Spare Parts Puppet Theatre’s broad community appeal is clear as it heads towards its 40th year in the business, with former artists and audience members regularly returning to its shows.
Spare Parts Puppet Theatre’s broad community appeal is clear as it heads towards its 40th year in the business, with former artists and audience members regularly returning to its shows.
Executive producer Natalie Bell told Business News the company catered for three distinct audiences – children aged five to 12, parents around 35 to 45, and grandparents in the 55 to 65 bracket.
“We have a very strong returning audience, we’re getting these intergenerational stories coming through our door every day, because (older generations) felt it was a special place for them many years ago,” she said.
Associate director Michael Barlow said the intergenerational impact was also being felt in their artists’ program.
“We had a girl come through work experience when she was 16,” he said.
“She had seen a show when she was five, and she could still sing the song from that show.
“There is this lovely experience of people looping back around the company.”
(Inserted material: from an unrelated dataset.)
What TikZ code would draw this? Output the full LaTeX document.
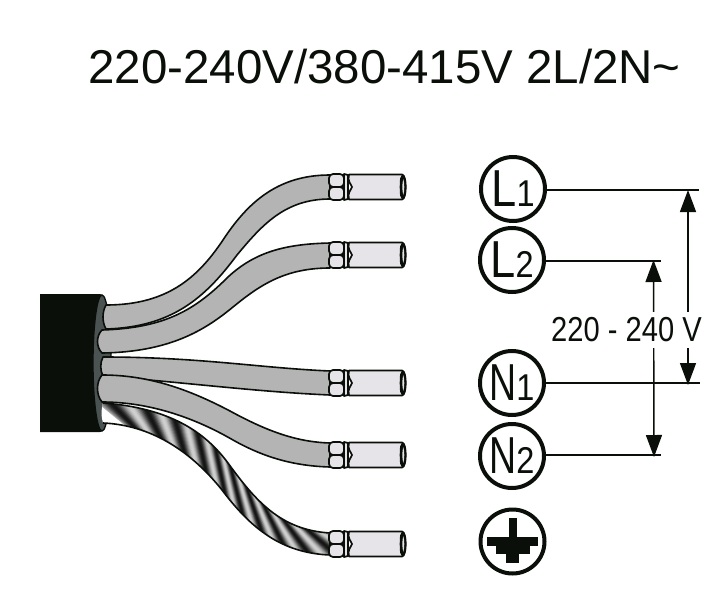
\documentclass[tikz,border=0pt]{standalone}
\usepackage{fontspec}
\setmainfont{Liberation Sans}
\newfontfamily\condfont[FakeStretch=0.87]{Liberation Sans}
\newfontfamily\condnfont[FakeStretch=0.72]{Liberation Sans}
\newfontfamily\dimfont[FakeStretch=0.84]{Liberation Sans}
\usetikzlibrary{arrows.meta,calc}
\definecolor{ink}{HTML}{0A0F0A}
\definecolor{insul}{HTML}{B4B4B4}
\definecolor{sleeve}{HTML}{E6E4E8}
\definecolor{face}{HTML}{4A5252}
\newcommand\cub[4]{\pgfmathsetmacro\res{\uu*\uu*\uu*#1+3*\uu*\uu*\vv*#2+3*\uu*\vv*\vv*#3+\vv*\vv*\vv*#4}}
\newcommand\setpar[1]{\pgfmathsetmacro\vv{#1}\pgfmathsetmacro\uu{1-\vv}}
\newcommand\toppt[1]{%
  \ifdim #1pt<1pt
    \setpar{#1}\cub{103}{170}{205}{228}\let\rx\res\cub{403}{408}{432}{463}\let\ry\res
  \else
    \setpar{#1-1}\cub{228}{255}{280}{330}\let\rx\res\cub{463}{500}{530}{533}\let\ry\res
  \fi}
\newcommand\botpt[1]{%
  \ifdim #1pt<1pt
    \setpar{#1}\cub{103}{150}{190}{222}\let\rx\res\cub{423}{425}{450}{490}\let\ry\res
  \else
    \setpar{#1-1}\cub{222}{250}{280}{330}\let\rx\res\cub{490}{527}{553}{555}\let\ry\res
  \fi}
\newcommand\bigletter{\condfont\fontsize{39}{41}\selectfont}
\newcommand\bignletter{\condnfont\fontsize{39}{41}\selectfont}
\newcommand\smalldigit{\condfont\fontsize{28}{30}\selectfont}
\tikzset{
  wire/.style={draw=ink,fill=insul,line width=1.2pt,line join=round},
  lug/.style={draw=ink,fill=sleeve,line width=1.3pt,line join=round},
  leadline/.style={draw=ink,line width=1.4pt},
  dimarrow/.style={draw=ink,line width=1.1pt,{Triangle[length=16.5pt,width=12pt,fill=ink]}-{Triangle[length=16.5pt,width=12pt,fill=ink]}},
  terminalring/.style={circle,draw=ink,line width=3pt,minimum size=48pt,inner sep=0pt,text=ink},
  terminal/.pic={
    \draw[lug,rounded corners=3pt] (329,-13) rectangle (344,0);
    \draw[lug,rounded corners=3pt] (329,0) rectangle (344,13);
    \draw[lug] (344,-13) -- (348,-12) -- (348,12) -- (344,13) -- cycle;
    \draw[lug] (349,-12.5) -- (402,-12.5) .. controls (407,-12.5) and (407,12.5) .. (402,12.5) -- (349,12.5)
      .. controls (347,6) and (351,3) .. (352,0) .. controls (351,-3) and (347,-6) .. (349,-12.5) -- cycle;
    \fill[ink] (402,-12.5) .. controls (398,-7) and (401,-3) .. (399.5,0) .. controls (401,3) and (398,7) .. (402,12.5)
      .. controls (407.5,12.5) and (407.5,-12.5) .. (402,-12.5) -- cycle;
    \fill[sleeve] (403.3,-8) .. controls (404.6,-3) and (404.6,3) .. (403.3,8) .. controls (402,3) and (402,-3) .. (403.3,-8) -- cycle;
  }
}
\begin{document}
\begin{tikzpicture}[x=0.75pt,y=-0.75pt]
\useasboundingbox (0,0) rectangle (720,610);
\fill[white] (0,0) rectangle (720,610);

\node[anchor=base west,inner sep=0pt,text=ink,font=\fontsize{35.6}{40}\selectfont] (title) at (88,84) {220-240V/380-415V 2L/2N\string~};

% cable jacket
\fill[ink] (40,294) -- (100,294) .. controls (108,294) and (111,340) .. (111,363)
  .. controls (111,390) and (108,432) .. (100,432) -- (40,432) -- cycle;
\draw[fill=face,draw=ink,line width=1pt] (102,363) ellipse (9 and 68);

% earth wire with twisted stripes
\begin{scope}
  \clip (103,403) .. controls (170,408) and (205,432) .. (228,463) .. controls (255,500) and (280,530) .. (330,533)
    -- (330,555) .. controls (280,553) and (250,527) .. (222,490) .. controls (190,450) and (150,425) .. (103,423)
    .. controls (101,416) and (101,410) .. (103,403) -- cycle;
  \fill[white] (95,395) rectangle (335,560);
  \foreach \k in {-2,...,200}{
    \pgfmathsetmacro\tpar{\k/100}
    \toppt{\tpar}\let\ax\rx\let\ay\ry
    \pgfmathsetmacro\tq{\tpar+0.2}
    \botpt{\tq}\let\bx\rx\let\by\ry
    \pgfmathsetmacro\gv{55+37*sin(360*5*\tpar)}
    \draw[line width=1.7pt,color={black!\gv!white},shorten <=-3pt,shorten >=-3pt] (\ax,\ay) -- (\bx,\by);
  }
\end{scope}
\draw[draw=ink,line width=1.2pt,line join=round] (103,403) .. controls (170,408) and (205,432) .. (228,463) .. controls (255,500) and (280,530) .. (330,533)
    -- (330,555) .. controls (280,553) and (250,527) .. (222,490) .. controls (190,450) and (150,425) .. (103,423);

% neutral wires
\draw[wire] (103,357) .. controls (200,357) and (260,368) .. (330,371) -- (330,395)
  .. controls (260,392) and (190,383) .. (103,376)
  .. controls (100,370) and (100,363) .. (103,357) -- cycle;
\draw[wire] (102,375) .. controls (150,375) and (190,390) .. (230,411) .. controls (265,430) and (295,442) .. (330,443)
  -- (330,467) .. controls (295,466) and (265,458) .. (233,440) .. controls (195,418) and (150,402) .. (102,402)
  .. controls (96,395) and (96,382) .. (102,375) -- cycle;

% line wires
\draw[wire] (106,305) .. controls (170,305) and (200,275) .. (225,237) .. controls (250,200) and (280,175) .. (330,175)
  -- (330,199) .. controls (285,199) and (262,225) .. (237,255) .. controls (205,298) and (172,327) .. (106,329)
  .. controls (102,322) and (102,312) .. (106,305) -- cycle;
\draw[wire] (102,330) .. controls (165,328) and (195,310) .. (228,277) .. controls (255,252) and (285,244) .. (330,243)
  -- (330,268) .. controls (285,268) and (260,285) .. (233,307) .. controls (205,330) and (170,352) .. (102,353)
  .. controls (96,347) and (96,336) .. (102,330) -- cycle;

% terminals
\pic at (0,187) {terminal};
\pic at (0,255) {terminal};
\pic at (0,383) {terminal};
\pic at (0,455) {terminal};
\pic at (0,544) {terminal};

% terminal rings
\node[terminalring] (L1) at (513,189) {\bigletter L\smalldigit 1};
\node[terminalring] (L2) at (512,260) {\bigletter L\smalldigit 2};
\node[terminalring] (N1) at (512,383) {\bignletter N\smalldigit 1};
\node[terminalring] (N2) at (512,456) {\bignletter N\smalldigit 2};
\node[terminalring] (PE) at (512.5,541.5) {};

% earth symbol
\fill[ink] (509,518) rectangle (517,537);
\fill[ink] (487,537) rectangle (538,546);
\fill[ink] (496,546) rectangle (530,554);
\fill[ink] (506,554) rectangle (519,563);

% lead lines
\coordinate (L1end) at (699,190);
\coordinate (L2end) at (661,261);
\coordinate (N1end) at (700,383);
\coordinate (N2end) at (661,455);
\draw[leadline] (L1end -| L1.east) -- (L1end);
\draw[leadline] (L2end -| L2.east) -- (L2end);
\draw[leadline] (N1end -| N1.east) -- (N1end);
\draw[leadline] (N2end -| N2.east) -- (N2end);

% dimension arrows
\coordinate (A1top) at (688,190);
\coordinate (A1bot) at (688,385);
\coordinate (A2top) at (653.5,260);
\coordinate (A2bot) at (654,457);
\draw[dimarrow] (A1top) -- (A1bot);
\draw[dimarrow] (A2top) -- (A2bot);

\node[fill=white,inner ysep=4pt,inner xsep=0pt,text=ink,font=\dimfont\fontsize{26}{28}\selectfont,anchor=center] (volt) at (626.5,330) {220 - 240 V};
\end{tikzpicture}
\end{document}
Mr Barlow has been with the company since 1992, after joining as a trainee puppeteer.
He is the writer and director of The Night Zoo, which is showing at the Fremantle theatre until October 6.
“I used to have a Jack Russell Terrier, and when I’d get home at the end of the day, we would go into the yard and he would run around,” Mr Barlow told Business News.
“Somewhere along the line we started spontaneously playing a kind of chasey game … and I wound up enjoying playing with this little animal in a way that felt very equal.”
Those experiences were the inspiration for The Night Zoo, which draws on Mr Barlow’s memories of youthful joy to tell the story of a young girl who dreams of having a pet, incorporating music, dance and an array of life-size puppets.
He said each show provided a fresh combination of art forms and themes.
Spare Parts runs a puppetry unit through the Western Australian Academy of Performing Arts, and it was through this collaboration that Mr Barlow found Kylie Bywaters and Isaac Diamond, who perform in The Night Zoo.
“There’s a nice continuation bringing young artists into the company and providing them with employment and experience, which are really the key things,” Mr Barlow said.
“When you come out of an arts degree oftentimes you’re faced with a pretty stark reality of supporting yourself, and jobs in the arts are not that common.”
He said the organisation had strong ticket sales, helped in part by a low cost that had remained stable over the years.
Ms Bell said audiences, particularly young families, were sensitive to ticket price rises, which provided a major challenge to Spare Parts as its operational costs continued to increase.
Spare Parts achieved $1.5 million in total revenue in the year to December 2017, rating it as number 20 on the BNiQ Search Engine.
It received $943,623 in state government funding, and had operating revenue of $569,573.